* BEGIN *

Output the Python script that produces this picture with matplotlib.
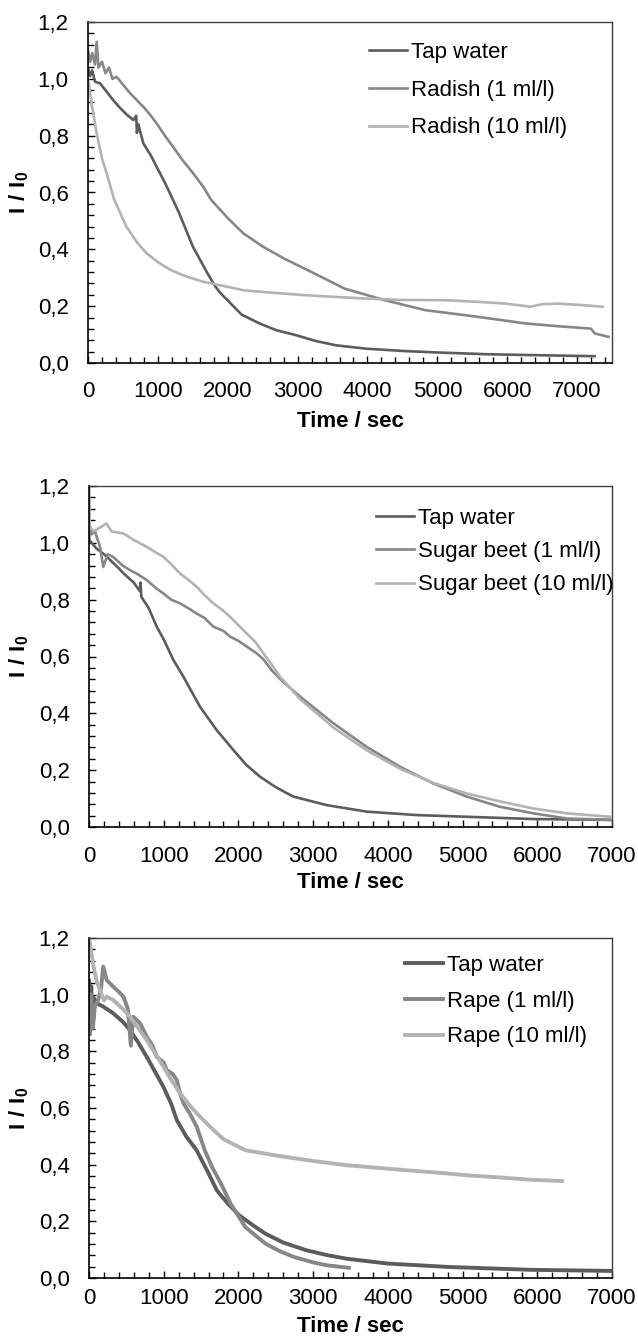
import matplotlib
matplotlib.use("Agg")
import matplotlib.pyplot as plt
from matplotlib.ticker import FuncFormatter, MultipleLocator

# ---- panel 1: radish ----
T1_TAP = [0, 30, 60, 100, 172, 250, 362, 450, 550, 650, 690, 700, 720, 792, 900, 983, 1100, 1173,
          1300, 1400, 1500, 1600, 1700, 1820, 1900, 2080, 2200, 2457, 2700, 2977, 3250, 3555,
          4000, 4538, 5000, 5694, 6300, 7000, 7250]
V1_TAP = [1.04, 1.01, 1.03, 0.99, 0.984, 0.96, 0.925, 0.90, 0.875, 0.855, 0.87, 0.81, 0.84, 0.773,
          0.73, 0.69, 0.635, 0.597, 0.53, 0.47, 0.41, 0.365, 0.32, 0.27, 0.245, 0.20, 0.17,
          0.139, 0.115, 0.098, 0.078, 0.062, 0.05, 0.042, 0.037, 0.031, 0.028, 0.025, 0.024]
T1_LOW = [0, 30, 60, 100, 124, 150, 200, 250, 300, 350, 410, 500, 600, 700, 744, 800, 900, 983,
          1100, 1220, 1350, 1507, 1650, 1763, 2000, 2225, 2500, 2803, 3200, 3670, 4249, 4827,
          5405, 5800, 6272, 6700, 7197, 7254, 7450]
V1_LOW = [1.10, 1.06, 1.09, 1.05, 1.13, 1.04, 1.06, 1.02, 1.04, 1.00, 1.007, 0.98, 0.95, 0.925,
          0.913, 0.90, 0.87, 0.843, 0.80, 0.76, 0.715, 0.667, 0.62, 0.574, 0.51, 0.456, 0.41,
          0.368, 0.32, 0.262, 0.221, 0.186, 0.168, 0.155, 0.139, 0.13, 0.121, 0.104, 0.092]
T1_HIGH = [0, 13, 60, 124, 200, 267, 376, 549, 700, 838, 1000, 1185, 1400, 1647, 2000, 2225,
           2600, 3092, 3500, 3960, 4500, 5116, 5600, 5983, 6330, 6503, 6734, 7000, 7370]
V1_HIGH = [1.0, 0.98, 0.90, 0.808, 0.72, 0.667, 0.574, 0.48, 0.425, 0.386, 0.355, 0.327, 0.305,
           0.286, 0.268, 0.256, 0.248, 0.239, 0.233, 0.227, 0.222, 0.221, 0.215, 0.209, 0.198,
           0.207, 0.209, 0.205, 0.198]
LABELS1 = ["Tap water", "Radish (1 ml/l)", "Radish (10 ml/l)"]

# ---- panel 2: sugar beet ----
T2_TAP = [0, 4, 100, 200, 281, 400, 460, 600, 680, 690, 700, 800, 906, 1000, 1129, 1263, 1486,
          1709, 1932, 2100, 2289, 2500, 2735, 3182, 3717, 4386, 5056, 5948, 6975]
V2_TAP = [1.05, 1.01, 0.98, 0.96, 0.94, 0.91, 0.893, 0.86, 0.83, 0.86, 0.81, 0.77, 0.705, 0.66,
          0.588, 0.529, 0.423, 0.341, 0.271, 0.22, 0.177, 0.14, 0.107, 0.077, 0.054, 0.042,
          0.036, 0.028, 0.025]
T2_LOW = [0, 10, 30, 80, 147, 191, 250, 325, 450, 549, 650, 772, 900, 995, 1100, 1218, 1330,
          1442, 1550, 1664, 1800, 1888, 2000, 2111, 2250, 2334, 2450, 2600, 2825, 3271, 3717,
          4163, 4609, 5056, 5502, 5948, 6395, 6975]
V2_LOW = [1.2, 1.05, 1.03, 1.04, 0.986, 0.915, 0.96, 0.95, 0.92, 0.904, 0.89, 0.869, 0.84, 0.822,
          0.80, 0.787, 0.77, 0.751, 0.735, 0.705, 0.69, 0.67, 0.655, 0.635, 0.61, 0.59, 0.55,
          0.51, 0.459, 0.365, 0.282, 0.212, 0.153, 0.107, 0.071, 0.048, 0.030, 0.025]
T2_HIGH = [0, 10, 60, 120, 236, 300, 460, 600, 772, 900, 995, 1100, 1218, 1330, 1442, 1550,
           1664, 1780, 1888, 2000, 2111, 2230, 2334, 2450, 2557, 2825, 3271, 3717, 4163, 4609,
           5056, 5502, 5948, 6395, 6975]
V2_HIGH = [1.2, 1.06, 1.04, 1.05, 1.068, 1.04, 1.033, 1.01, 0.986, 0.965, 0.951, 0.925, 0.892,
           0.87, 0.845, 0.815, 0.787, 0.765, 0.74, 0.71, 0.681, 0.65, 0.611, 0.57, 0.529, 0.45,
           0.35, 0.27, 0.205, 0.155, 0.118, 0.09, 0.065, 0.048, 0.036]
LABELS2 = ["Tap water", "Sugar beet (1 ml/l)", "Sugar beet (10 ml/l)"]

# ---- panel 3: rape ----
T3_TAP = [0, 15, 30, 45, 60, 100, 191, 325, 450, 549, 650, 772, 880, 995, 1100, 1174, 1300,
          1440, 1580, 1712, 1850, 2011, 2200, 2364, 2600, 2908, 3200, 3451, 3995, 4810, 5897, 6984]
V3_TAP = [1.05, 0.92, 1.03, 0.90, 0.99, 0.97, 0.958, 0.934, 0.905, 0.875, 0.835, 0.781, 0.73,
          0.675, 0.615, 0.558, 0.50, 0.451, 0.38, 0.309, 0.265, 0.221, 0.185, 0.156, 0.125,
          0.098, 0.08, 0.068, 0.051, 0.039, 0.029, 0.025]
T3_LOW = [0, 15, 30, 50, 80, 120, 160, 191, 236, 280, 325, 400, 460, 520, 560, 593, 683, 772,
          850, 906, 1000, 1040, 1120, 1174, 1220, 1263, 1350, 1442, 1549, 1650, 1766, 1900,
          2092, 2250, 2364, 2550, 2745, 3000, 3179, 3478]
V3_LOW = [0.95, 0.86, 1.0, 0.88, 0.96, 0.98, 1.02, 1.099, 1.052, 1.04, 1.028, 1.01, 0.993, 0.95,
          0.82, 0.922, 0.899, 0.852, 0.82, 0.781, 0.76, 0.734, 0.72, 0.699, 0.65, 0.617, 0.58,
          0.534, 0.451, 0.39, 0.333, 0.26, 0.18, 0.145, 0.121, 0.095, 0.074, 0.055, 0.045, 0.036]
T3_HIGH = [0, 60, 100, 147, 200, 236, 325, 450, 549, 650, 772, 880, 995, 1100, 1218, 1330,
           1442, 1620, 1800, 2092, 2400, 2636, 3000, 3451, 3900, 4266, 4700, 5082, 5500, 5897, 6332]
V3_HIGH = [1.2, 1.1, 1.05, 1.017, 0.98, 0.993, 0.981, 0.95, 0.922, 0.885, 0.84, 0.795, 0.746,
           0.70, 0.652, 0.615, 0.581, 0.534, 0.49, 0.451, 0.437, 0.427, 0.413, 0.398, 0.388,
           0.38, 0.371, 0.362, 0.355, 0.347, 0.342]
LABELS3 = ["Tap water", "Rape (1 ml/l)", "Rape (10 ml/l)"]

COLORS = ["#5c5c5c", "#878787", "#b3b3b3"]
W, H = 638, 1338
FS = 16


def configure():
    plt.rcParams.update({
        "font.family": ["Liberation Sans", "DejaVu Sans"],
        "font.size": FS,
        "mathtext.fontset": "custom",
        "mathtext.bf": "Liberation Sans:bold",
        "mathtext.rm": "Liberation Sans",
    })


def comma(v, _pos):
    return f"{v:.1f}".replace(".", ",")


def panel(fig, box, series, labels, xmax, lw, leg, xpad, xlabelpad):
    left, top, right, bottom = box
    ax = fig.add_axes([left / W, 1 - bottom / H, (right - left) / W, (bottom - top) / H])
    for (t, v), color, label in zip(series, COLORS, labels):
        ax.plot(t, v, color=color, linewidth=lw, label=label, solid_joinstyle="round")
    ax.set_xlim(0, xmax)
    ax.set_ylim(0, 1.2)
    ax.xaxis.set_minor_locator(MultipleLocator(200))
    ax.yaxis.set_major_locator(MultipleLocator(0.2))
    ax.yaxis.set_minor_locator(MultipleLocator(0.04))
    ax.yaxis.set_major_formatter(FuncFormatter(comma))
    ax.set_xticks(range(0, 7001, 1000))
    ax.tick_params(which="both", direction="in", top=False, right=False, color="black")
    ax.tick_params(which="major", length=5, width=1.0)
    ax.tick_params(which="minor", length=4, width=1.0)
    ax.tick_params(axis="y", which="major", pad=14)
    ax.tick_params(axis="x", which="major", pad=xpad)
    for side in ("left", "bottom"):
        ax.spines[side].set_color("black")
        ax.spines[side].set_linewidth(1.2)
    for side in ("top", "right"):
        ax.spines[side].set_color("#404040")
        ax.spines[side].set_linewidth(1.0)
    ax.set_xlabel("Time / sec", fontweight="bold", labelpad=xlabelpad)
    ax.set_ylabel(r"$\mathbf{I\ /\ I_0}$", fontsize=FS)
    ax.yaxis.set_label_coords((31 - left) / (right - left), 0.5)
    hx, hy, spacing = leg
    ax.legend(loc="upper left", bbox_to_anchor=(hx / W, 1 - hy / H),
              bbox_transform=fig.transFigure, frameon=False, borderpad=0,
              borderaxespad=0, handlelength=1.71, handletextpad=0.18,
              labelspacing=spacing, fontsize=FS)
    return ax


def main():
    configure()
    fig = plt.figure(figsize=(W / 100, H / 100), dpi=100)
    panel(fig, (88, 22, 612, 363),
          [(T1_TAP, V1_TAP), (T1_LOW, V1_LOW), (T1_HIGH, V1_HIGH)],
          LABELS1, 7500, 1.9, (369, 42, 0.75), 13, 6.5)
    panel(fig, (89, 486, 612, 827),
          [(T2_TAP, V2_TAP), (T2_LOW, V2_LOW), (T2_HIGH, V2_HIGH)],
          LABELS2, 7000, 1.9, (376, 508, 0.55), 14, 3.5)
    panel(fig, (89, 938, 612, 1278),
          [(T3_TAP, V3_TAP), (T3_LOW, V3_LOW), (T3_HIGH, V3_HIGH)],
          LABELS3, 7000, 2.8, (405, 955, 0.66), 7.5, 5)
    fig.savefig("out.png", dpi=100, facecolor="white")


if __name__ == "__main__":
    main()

* END *

What is expected:
Restate exactly, please, only the lines between the start of the data and the line containing "from matplotlib.ticker import", both ends included, skipping the pictures.

Exercise solution:
Output the Python script that produces this picture with matplotlib.
import matplotlib
matplotlib.use("Agg")
import matplotlib.pyplot as plt
from matplotlib.ticker import FuncFormatter, MultipleLocator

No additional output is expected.